== Records to process ==
########################################

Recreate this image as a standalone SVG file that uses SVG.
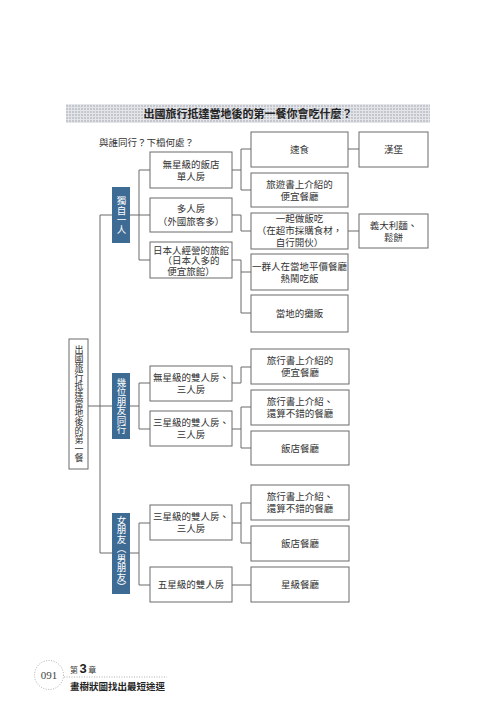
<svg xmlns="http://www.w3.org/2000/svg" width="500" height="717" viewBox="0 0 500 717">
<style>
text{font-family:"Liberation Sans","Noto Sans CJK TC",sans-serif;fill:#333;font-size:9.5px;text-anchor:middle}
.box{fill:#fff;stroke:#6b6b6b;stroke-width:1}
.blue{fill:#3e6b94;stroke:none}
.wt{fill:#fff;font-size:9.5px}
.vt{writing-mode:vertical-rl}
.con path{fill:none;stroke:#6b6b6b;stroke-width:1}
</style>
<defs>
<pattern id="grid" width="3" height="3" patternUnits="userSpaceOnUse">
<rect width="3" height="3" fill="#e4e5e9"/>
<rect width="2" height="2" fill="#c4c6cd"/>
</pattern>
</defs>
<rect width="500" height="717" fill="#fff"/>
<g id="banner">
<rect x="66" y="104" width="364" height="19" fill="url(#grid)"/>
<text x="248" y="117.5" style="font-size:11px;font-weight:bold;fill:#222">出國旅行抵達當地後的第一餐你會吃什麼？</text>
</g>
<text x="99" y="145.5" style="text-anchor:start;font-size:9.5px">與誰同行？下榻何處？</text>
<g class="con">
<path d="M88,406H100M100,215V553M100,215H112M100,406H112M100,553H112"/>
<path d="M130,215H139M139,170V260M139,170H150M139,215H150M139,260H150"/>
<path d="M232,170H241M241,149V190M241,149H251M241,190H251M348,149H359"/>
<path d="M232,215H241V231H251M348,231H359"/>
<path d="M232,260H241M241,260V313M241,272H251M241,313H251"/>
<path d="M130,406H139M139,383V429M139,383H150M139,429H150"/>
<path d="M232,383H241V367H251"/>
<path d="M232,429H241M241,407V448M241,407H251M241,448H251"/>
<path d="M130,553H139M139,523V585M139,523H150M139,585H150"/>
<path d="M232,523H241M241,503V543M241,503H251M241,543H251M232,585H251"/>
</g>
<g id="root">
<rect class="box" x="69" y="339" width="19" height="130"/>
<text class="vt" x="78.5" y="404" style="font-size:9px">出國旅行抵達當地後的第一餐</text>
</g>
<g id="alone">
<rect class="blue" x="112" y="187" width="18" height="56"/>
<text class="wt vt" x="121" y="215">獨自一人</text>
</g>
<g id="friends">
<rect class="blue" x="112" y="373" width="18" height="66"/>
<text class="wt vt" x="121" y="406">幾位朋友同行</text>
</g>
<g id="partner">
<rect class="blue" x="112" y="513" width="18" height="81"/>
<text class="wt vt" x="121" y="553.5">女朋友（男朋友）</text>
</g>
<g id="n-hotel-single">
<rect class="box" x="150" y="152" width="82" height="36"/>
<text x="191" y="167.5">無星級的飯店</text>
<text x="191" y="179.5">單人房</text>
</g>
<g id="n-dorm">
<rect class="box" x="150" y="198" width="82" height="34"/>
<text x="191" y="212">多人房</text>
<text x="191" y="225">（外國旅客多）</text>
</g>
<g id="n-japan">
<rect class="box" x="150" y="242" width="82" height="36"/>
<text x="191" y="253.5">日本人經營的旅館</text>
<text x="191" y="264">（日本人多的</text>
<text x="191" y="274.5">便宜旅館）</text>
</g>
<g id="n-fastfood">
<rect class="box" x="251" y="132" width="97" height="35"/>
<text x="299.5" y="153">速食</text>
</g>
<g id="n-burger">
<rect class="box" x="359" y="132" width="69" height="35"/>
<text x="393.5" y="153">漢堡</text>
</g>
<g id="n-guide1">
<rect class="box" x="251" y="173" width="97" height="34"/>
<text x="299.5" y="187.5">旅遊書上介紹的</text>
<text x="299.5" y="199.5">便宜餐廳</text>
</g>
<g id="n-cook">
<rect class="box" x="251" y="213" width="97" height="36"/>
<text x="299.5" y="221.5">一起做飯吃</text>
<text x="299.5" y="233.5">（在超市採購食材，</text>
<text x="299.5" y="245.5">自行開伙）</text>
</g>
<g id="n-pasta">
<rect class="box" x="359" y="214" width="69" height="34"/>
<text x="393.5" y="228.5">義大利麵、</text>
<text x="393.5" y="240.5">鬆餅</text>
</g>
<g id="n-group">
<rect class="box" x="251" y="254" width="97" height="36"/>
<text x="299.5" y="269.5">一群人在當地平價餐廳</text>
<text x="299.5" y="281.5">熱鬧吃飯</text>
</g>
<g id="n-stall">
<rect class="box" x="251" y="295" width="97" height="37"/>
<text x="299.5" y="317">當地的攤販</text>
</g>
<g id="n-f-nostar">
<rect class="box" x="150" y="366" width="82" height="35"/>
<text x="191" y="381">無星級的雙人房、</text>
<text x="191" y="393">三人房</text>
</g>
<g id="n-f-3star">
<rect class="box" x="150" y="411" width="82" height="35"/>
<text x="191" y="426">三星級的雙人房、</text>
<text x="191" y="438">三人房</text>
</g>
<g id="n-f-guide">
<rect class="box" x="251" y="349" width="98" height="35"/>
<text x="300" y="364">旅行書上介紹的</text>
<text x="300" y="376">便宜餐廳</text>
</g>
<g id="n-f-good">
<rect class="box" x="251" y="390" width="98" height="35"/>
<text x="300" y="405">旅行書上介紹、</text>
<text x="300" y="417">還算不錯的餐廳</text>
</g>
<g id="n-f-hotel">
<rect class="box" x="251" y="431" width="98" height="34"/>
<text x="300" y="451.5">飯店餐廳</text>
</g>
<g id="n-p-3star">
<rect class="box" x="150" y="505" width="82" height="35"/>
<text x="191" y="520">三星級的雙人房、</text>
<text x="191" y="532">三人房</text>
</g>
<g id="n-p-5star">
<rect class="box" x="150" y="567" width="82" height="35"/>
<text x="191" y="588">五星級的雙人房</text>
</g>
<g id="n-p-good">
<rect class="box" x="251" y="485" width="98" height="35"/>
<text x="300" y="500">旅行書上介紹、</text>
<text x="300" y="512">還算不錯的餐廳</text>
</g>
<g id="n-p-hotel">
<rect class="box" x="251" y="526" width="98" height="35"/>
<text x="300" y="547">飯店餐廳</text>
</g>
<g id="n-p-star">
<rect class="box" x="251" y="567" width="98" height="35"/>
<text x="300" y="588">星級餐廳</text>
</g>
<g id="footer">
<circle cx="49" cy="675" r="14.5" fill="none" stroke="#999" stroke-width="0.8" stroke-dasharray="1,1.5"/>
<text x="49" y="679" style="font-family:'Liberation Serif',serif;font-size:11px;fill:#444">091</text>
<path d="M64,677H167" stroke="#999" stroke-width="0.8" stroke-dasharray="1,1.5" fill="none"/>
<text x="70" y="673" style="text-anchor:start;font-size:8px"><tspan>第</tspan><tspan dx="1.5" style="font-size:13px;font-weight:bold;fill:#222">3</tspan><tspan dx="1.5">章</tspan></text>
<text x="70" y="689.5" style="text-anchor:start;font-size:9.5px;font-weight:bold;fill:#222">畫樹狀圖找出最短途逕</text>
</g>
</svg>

########################################

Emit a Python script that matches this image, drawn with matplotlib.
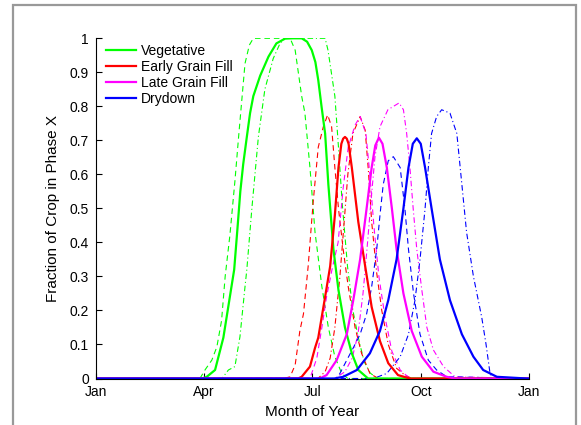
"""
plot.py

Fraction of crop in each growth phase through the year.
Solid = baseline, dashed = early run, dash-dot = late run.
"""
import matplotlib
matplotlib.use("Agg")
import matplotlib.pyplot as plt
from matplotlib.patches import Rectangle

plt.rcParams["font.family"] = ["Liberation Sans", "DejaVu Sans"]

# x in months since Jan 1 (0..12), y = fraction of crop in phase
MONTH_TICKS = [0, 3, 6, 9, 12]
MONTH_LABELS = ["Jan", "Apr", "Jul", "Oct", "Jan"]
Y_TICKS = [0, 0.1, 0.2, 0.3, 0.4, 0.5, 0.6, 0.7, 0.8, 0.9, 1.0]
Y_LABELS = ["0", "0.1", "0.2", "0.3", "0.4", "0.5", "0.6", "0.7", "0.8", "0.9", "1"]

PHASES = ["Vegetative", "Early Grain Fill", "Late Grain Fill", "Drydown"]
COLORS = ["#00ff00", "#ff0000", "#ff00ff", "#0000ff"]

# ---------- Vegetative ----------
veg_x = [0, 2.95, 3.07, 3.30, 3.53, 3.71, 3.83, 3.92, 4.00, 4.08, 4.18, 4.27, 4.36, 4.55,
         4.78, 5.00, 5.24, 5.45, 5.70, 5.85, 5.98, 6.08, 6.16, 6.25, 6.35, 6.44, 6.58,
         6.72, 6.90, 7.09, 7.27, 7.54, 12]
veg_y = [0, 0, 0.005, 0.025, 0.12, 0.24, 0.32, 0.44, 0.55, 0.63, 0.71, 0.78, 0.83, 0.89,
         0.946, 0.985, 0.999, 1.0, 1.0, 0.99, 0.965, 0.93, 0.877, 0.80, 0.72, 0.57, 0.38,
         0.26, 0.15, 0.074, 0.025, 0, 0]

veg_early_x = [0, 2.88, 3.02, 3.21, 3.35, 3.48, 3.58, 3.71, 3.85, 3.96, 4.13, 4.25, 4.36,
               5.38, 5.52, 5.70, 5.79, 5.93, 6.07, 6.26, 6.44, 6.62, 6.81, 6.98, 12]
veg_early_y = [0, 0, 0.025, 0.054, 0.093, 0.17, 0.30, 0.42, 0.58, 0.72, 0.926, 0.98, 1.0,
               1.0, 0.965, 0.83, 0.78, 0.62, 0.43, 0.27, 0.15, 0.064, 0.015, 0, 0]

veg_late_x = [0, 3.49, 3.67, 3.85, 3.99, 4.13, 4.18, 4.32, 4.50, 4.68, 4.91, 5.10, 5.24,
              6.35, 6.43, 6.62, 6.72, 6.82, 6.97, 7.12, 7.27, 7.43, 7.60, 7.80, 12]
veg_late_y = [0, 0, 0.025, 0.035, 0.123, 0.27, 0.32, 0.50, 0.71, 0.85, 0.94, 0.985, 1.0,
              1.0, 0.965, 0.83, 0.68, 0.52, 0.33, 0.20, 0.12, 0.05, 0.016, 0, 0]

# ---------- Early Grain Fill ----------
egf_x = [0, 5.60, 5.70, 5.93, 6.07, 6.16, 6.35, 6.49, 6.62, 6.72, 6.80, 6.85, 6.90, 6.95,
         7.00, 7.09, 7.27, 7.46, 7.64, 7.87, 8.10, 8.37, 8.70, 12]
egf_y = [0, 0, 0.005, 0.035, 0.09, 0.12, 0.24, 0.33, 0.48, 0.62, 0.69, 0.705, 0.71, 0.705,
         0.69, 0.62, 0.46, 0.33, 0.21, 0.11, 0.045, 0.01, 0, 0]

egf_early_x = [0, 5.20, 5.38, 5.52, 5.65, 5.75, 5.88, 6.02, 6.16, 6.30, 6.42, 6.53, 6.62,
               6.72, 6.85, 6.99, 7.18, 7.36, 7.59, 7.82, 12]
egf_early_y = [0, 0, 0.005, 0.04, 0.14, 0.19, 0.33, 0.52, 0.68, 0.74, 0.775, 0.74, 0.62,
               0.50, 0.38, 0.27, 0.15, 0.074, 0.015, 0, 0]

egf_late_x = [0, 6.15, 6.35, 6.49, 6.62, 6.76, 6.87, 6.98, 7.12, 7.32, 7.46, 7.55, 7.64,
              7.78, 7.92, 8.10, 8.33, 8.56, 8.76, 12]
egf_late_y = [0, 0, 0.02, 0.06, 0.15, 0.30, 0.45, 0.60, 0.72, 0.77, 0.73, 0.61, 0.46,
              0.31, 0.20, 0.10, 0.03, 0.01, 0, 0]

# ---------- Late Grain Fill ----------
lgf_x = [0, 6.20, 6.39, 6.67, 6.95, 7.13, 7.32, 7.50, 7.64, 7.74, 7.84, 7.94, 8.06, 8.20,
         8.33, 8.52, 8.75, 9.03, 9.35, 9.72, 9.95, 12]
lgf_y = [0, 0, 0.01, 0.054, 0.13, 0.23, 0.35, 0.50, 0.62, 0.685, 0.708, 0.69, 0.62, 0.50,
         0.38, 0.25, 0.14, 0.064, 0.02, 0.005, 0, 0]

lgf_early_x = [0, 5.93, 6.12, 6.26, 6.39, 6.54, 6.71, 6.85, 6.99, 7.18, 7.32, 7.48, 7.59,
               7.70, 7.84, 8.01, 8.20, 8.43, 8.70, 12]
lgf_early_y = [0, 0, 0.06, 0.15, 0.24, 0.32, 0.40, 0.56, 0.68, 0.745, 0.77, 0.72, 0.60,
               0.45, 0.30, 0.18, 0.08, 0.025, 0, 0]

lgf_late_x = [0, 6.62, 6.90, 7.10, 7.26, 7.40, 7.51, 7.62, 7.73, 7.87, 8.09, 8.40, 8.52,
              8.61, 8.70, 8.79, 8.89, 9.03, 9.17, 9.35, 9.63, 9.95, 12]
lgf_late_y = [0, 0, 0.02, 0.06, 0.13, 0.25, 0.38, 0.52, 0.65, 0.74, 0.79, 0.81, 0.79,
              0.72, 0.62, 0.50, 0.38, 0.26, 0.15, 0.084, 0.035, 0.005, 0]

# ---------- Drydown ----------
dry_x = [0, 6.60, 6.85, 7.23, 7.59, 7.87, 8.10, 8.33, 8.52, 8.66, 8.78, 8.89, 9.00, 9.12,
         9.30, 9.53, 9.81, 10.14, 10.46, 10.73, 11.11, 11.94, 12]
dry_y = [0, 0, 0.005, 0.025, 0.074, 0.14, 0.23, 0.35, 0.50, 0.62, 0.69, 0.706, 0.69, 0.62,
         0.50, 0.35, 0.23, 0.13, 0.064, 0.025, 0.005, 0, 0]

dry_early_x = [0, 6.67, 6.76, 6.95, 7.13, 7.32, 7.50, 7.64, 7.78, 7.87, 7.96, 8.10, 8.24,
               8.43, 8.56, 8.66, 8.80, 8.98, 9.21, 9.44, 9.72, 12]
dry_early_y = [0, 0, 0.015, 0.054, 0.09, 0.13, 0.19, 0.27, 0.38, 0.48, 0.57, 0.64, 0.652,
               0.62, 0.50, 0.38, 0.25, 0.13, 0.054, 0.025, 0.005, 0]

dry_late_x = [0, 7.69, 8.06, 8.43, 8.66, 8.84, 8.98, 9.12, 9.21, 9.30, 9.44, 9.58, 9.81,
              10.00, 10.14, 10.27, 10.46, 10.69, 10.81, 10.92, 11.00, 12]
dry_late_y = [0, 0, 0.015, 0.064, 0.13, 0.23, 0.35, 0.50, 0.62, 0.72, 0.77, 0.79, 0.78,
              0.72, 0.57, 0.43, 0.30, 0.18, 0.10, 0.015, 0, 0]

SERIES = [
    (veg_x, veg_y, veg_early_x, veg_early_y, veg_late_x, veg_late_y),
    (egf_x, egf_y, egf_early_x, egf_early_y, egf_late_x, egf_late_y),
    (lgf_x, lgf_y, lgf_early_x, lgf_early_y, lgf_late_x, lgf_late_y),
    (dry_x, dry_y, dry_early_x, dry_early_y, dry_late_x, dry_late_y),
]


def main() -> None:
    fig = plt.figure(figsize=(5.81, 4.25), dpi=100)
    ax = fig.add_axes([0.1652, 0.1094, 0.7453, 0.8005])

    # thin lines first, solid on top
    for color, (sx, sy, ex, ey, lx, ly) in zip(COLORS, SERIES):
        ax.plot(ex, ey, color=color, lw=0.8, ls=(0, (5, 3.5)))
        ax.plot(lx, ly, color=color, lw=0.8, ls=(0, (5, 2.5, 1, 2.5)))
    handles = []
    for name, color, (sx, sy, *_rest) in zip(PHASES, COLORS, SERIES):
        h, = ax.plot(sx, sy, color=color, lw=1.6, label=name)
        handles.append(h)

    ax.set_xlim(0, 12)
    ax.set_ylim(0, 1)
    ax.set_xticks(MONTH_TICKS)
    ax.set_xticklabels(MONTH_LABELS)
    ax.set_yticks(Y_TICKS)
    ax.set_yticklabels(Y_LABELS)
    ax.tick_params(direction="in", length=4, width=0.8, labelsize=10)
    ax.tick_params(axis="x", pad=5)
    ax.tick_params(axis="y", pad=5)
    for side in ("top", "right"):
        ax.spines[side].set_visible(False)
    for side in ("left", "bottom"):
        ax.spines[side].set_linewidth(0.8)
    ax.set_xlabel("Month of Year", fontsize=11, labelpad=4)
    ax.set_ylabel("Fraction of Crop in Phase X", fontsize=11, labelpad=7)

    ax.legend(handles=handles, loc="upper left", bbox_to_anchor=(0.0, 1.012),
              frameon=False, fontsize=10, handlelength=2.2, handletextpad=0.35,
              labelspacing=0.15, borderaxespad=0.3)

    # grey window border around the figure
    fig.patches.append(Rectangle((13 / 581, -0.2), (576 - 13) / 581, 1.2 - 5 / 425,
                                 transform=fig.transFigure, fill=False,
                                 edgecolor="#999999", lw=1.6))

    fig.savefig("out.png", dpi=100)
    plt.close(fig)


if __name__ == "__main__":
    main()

########################################

== Task statement ==
Extract each line holding the word "matplotlib" from the records.

== Response to this exercise ==
Emit a Python script that matches this image, drawn with matplotlib.
import matplotlib
matplotlib.use("Agg")
import matplotlib.pyplot as plt
from matplotlib.patches import Rectangle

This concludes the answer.